◆ Directive
Your task is to transcribe all of the data below exactly, omitting the images.

◆ Stored data
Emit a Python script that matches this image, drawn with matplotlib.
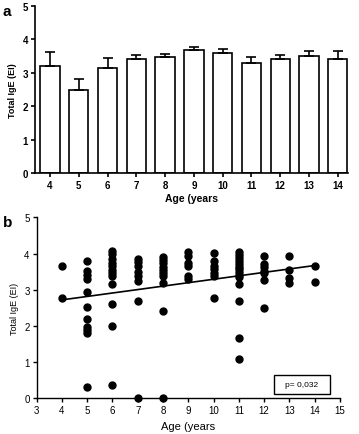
import numpy as np
import matplotlib
matplotlib.use('Agg')
import matplotlib.pyplot as plt
from matplotlib.patches import Rectangle

plt.rcParams['font.family'] = ['Liberation Sans', 'DejaVu Sans']

# panel a: mean total IgE per age
ages = [4, 5, 6, 7, 8, 9, 10, 11, 12, 13, 14]
mean_ige = [3.20, 2.50, 3.13, 3.42, 3.47, 3.67, 3.58, 3.30, 3.40, 3.49, 3.42]
sem_ige = [0.43, 0.32, 0.30, 0.11, 0.10, 0.10, 0.14, 0.16, 0.13, 0.15, 0.22]

# panel b: individual values per age
ige_by_age = {
    4: [3.65, 2.78],
    5: [3.80, 3.52, 3.40, 3.30, 2.95, 2.51, 2.19, 1.97, 1.89, 1.80, 0.30],
    6: [4.07, 3.98, 3.85, 3.75, 3.65, 3.55, 3.45, 3.37, 3.15, 2.60, 2.00, 0.38],
    7: [3.85, 3.76, 3.66, 3.48, 3.39, 3.25, 2.68, 0.0],
    8: [3.90, 3.82, 3.73, 3.64, 3.55, 3.47, 3.38, 3.19, 2.40, 0.0],
    9: [4.05, 3.93, 3.75, 3.65, 3.38, 3.30],
    10: [4.02, 3.80, 3.65, 3.56, 3.47, 3.38, 2.77],
    11: [4.05, 3.97, 3.88, 3.80, 3.72, 3.64, 3.56, 3.48, 3.42, 3.36, 3.16, 2.68, 1.66, 1.08],
    12: [3.94, 3.71, 3.62, 3.53, 3.45, 3.28, 2.49],
    13: [3.92, 3.55, 3.33, 3.18],
    14: [3.65, 3.21],
}
fit_x = [4, 14]
fit_y = [2.72, 3.67]
p_text = 'p= 0,032'

fig = plt.figure(figsize=(3.59, 4.35), dpi=100)

# ---- a ----
ax1 = fig.add_axes([0.0975, 0.5993, 0.8715, 0.3853])
zeros = np.zeros(len(sem_ige))
ax1.bar(ages, mean_ige, width=0.67, color='white', edgecolor='black', linewidth=1.2,
        yerr=[zeros, sem_ige], error_kw=dict(ecolor='black', elinewidth=1.2, capsize=3.6, capthick=1.2))
ax1.set_xlim(3.48, 14.35)
ax1.set_ylim(0, 5)
ax1.set_xticks(ages)
ax1.set_yticks(range(6))
for s in ['top', 'right']:
    ax1.spines[s].set_visible(False)
for s in ['left', 'bottom']:
    ax1.spines[s].set_linewidth(1.2)
ax1.tick_params(direction='out', length=3, width=1.2, labelsize=7, pad=2)
for lab in ax1.get_xticklabels() + ax1.get_yticklabels():
    lab.set_fontweight('bold')
ax1.set_ylabel('Total IgE (EI)', fontsize=6.5, fontweight='bold', labelpad=4)
ax1.set_xlabel('Age (years', fontsize=7.5, fontweight='bold', labelpad=2)
fig.text(0.008, 0.972, 'a', fontsize=11, fontweight='bold', va='center')

# ---- b ----
ax2 = fig.add_axes([0.102, 0.082, 0.845, 0.416])
for age, vals in ige_by_age.items():
    ax2.plot([age] * len(vals), vals, 'o', color='black', markersize=5, clip_on=False)
ax2.plot(fit_x, fit_y, color='black', linewidth=1.2)
ax2.set_xlim(3, 15)
ax2.set_ylim(0, 5)
ax2.set_xticks(range(3, 16))
ax2.set_yticks(range(6))
for s in ['top', 'right']:
    ax2.spines[s].set_visible(False)
for s in ['left', 'bottom']:
    ax2.spines[s].set_linewidth(1.0)
ax2.tick_params(direction='out', length=3, width=1.0, labelsize=7, pad=2)
ax2.set_ylabel('Total IgE (EI)', fontsize=6.5, labelpad=4)
ax2.set_xlabel('Age (years', fontsize=8, labelpad=4)
ax2.add_patch(Rectangle((0.782, 0.024), 0.185, 0.106, transform=ax2.transAxes,
                        facecolor='white', edgecolor='black', linewidth=1.0))
ax2.text(0.8745, 0.077, p_text, transform=ax2.transAxes, fontsize=6, ha='center', va='center')
fig.text(0.008, 0.487, 'b', fontsize=11, fontweight='bold', va='center')

fig.savefig('out.png', dpi=100)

◆ Output below
Emit a Python script that matches this image, drawn with matplotlib.
import numpy as np
import matplotlib
matplotlib.use('Agg')
import matplotlib.pyplot as plt
from matplotlib.patches import Rectangle

plt.rcParams['font.family'] = ['Liberation Sans', 'DejaVu Sans']

# panel a: mean total IgE per age
ages = [4, 5, 6, 7, 8, 9, 10, 11, 12, 13, 14]
mean_ige = [3.20, 2.50, 3.13, 3.42, 3.47, 3.67, 3.58, 3.30, 3.40, 3.49, 3.42]
sem_ige = [0.43, 0.32, 0.30, 0.11, 0.10, 0.10, 0.14, 0.16, 0.13, 0.15, 0.22]

# panel b: individual values per age
ige_by_age = {
    4: [3.65, 2.78],
    5: [3.80, 3.52, 3.40, 3.30, 2.95, 2.51, 2.19, 1.97, 1.89, 1.80, 0.30],
    6: [4.07, 3.98, 3.85, 3.75, 3.65, 3.55, 3.45, 3.37, 3.15, 2.60, 2.00, 0.38],
    7: [3.85, 3.76, 3.66, 3.48, 3.39, 3.25, 2.68, 0.0],
    8: [3.90, 3.82, 3.73, 3.64, 3.55, 3.47, 3.38, 3.19, 2.40, 0.0],
    9: [4.05, 3.93, 3.75, 3.65, 3.38, 3.30],
    10: [4.02, 3.80, 3.65, 3.56, 3.47, 3.38, 2.77],
    11: [4.05, 3.97, 3.88, 3.80, 3.72, 3.64, 3.56, 3.48, 3.42, 3.36, 3.16, 2.68, 1.66, 1.08],
    12: [3.94, 3.71, 3.62, 3.53, 3.45, 3.28, 2.49],
    13: [3.92, 3.55, 3.33, 3.18],
    14: [3.65, 3.21],
}
fit_x = [4, 14]
fit_y = [2.72, 3.67]
p_text = 'p= 0,032'

fig = plt.figure(figsize=(3.59, 4.35), dpi=100)

# ---- a ----
ax1 = fig.add_axes([0.0975, 0.5993, 0.8715, 0.3853])
zeros = np.zeros(len(sem_ige))
ax1.bar(ages, mean_ige, width=0.67, color='white', edgecolor='black', linewidth=1.2,
        yerr=[zeros, sem_ige], error_kw=dict(ecolor='black', elinewidth=1.2, capsize=3.6, capthick=1.2))
ax1.set_xlim(3.48, 14.35)
ax1.set_ylim(0, 5)
ax1.set_xticks(ages)
ax1.set_yticks(range(6))
for s in ['top', 'right']:
    ax1.spines[s].set_visible(False)
for s in ['left', 'bottom']:
    ax1.spines[s].set_linewidth(1.2)
ax1.tick_params(direction='out', length=3, width=1.2, labelsize=7, pad=2)
for lab in ax1.get_xticklabels() + ax1.get_yticklabels():
    lab.set_fontweight('bold')
ax1.set_ylabel('Total IgE (EI)', fontsize=6.5, fontweight='bold', labelpad=4)
ax1.set_xlabel('Age (years', fontsize=7.5, fontweight='bold', labelpad=2)
fig.text(0.008, 0.972, 'a', fontsize=11, fontweight='bold', va='center')

# ---- b ----
ax2 = fig.add_axes([0.102, 0.082, 0.845, 0.416])
for age, vals in ige_by_age.items():
    ax2.plot([age] * len(vals), vals, 'o', color='black', markersize=5, clip_on=False)
ax2.plot(fit_x, fit_y, color='black', linewidth=1.2)
ax2.set_xlim(3, 15)
ax2.set_ylim(0, 5)
ax2.set_xticks(range(3, 16))
ax2.set_yticks(range(6))
for s in ['top', 'right']:
    ax2.spines[s].set_visible(False)
for s in ['left', 'bottom']:
    ax2.spines[s].set_linewidth(1.0)
ax2.tick_params(direction='out', length=3, width=1.0, labelsize=7, pad=2)
ax2.set_ylabel('Total IgE (EI)', fontsize=6.5, labelpad=4)
ax2.set_xlabel('Age (years', fontsize=8, labelpad=4)
ax2.add_patch(Rectangle((0.782, 0.024), 0.185, 0.106, transform=ax2.transAxes,
                        facecolor='white', edgecolor='black', linewidth=1.0))
ax2.text(0.8745, 0.077, p_text, transform=ax2.transAxes, fontsize=6, ha='center', va='center')
fig.text(0.008, 0.487, 'b', fontsize=11, fontweight='bold', va='center')

fig.savefig('out.png', dpi=100)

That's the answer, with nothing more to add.